I have been doing a lot of work recently on implementing a Z-Machine disassembler. Half the fun of the project is dealing with the antiquated tech stack of 1979. With memory at that time expressed in kilobytes, a lot of interesting techniques were used to cut down the size of programs. Like, for example, how text is encoded.

Let us take a modern standard, like unicode. Each unicode character is encoded in 2 bytes, or 16 bits. For example, the letter 'a' would be 00 61 or 0000 0000 0110 0001. Because it is 2 bytes, unicode can represent 65536 characters (unicode also has support for character mapping "planes" that expand the set). However, this means that for the word "apple" we require 10 whole bytes or 160 bits! That may not seem like a lot - because it isn't these days - but if you're trying to make a text-adventure game on 1980's technology, that simply won't do. If each paragraph contains 100 words of 5 letters each (an average amount for descriptions in text-adventure game), we will require 1,000 bytes per paragraph. We've already almost reached a kilobyte on one description alone, and we still need to add in logic and other screens. For context, space invaders on a classical arcade set was 8KB.

So we don't really need unicode support - how about ASCII? ASCII encodes characters in 1 byte, or 8 bits. The trade-off is we are limited to now 256 total characters. The letter 'a' would be 61 or 0110 0001. Now our word "apple" on requires 5 bytes or 80 bits. Now we are down to 500 bytes per paragraph, and can squeeze in another screen.

The real question I wanted to get at here is how low can we go? Is there an encoding better than ASCII for our purposes? We need something that can represent all lower and uppercase English characters, as well as some punctuation. We also want something that takes less than 8 bits per letter.

Initially one might think morse code is a solution to our problems. Morse code, as most know, is made up of dots and dashes, signifying length of transmit. By converting dots to 1 and dashes to 0, this could work. For example, we could encode 'a' with 10. 2 bits? That's amazing!
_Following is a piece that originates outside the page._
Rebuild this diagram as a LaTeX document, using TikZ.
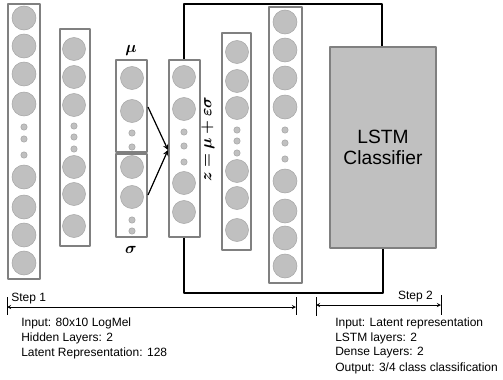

But that's just for 'a' sadly. For 'j' we would have 1000. Here comes the problem with Morse code - it's variable length. Each letter can be 1 to 4 bits. We could solve this by encoding the length in a fixed 3 bit header before each letter. So 'a' would translate to 010 10 and 'j' to 100 1000. So now we are up to 4-7 bits per letter. What about punctuation? We could "expand" the codeset to have 5 bit combinations that would encode punctuation and spaces. We could also switch some of the lesser used like 'Z' with our 'space' code to cut down on size. So now we are at 4-8 bits per letter. That's an average of 6 bits per letter, so definitely better!

"But what about uppercase!" says the aggrevated reader. Well, darn, looks like we need to throw another bit onto our header that will represent whether the character is lower or upper case. Now 'A' would be 1 010 10 and 'a' would be 0 010 10. We would like to not include this character for punctuation but there is no way to parse that. So now we are up to 5-9 bits per letter, or 6.5 bits on average. We are down to 3,250 bits or roughly 400 bytes.

It would be convenient if we could eliminate the header and have a fixed width bit-space for each letter. To fit the whole alphabet, our max value has to be at least 25 (0 can represent 'a'), so we will need at least 5 bits. With 5 bits, we can have up to 32 values, so we have room for punctuation as well. Technically this 5-bit-per-letter scheme is also a well-known system, typically known as a Baudot code. For uppercase, we could use our previous scheme, getting us at a solid 6 bit per character, or 3000 bits.

So is this the system the Z-Machine uses? Well, no, because we can actually do better. The Z-Machine architecture combines three "5-bit" segments into a word (or 2 bytes), with the leftover bit at the beginning representing whether this is the last section of the text. By using those extra values from 26 - 31 in our 5 bits, we can implement "shift" codes. These shift codes (values 4 for uppercase and 5 for punctuation) allow us to implement up to 99 characters in only 5 bits! The only downside of this system is that strings must have a length divisible by 3, but we can pad out shorter strings with shift codes.

Confused? I sure was when I started to try reversing this system. So here is a breakdown. Let's go back to our example word "apple". Z-Machine places the first character 'a' at 6, 'b' at 7, etc. So for our word:

a = 6
p = 0x15
p = 0x15
l = 0x11
e = 0xA

Their binary representation in 5 bit segments:

a = 00110
p = 10101
p = 10101
l = 10001
e = 01010

Next we split the word into 3 letter segments:

a p p = 00110 10101 10101
l e ? = 10001 01010 ?

Like I stated above, we pad out words with shift characters, typically 5 in most Z-Machine games. 5 in bits is 00101, so with that:

a p p = 00110 10101 10101
l e 5 = 10001 01010 00101

Now adding on our front bit to represent whether we are at the end of our string:

a p p = 0 00110 10101 10101
l e 5 = 1 10001 01010 00101

Combining these bits together into our two words, we get our final byte-stream:

0x1AB5 C545

Bit confusing, but our end result is 5 bits for character! 2,500 bits or 312 bytes! From our start we have eliminated over 700 bytes, which means we can now fit 4 screens in our original 1.

So why did we move away from this system to unicode? The answer should be obvious: there is no way to map wingding characters.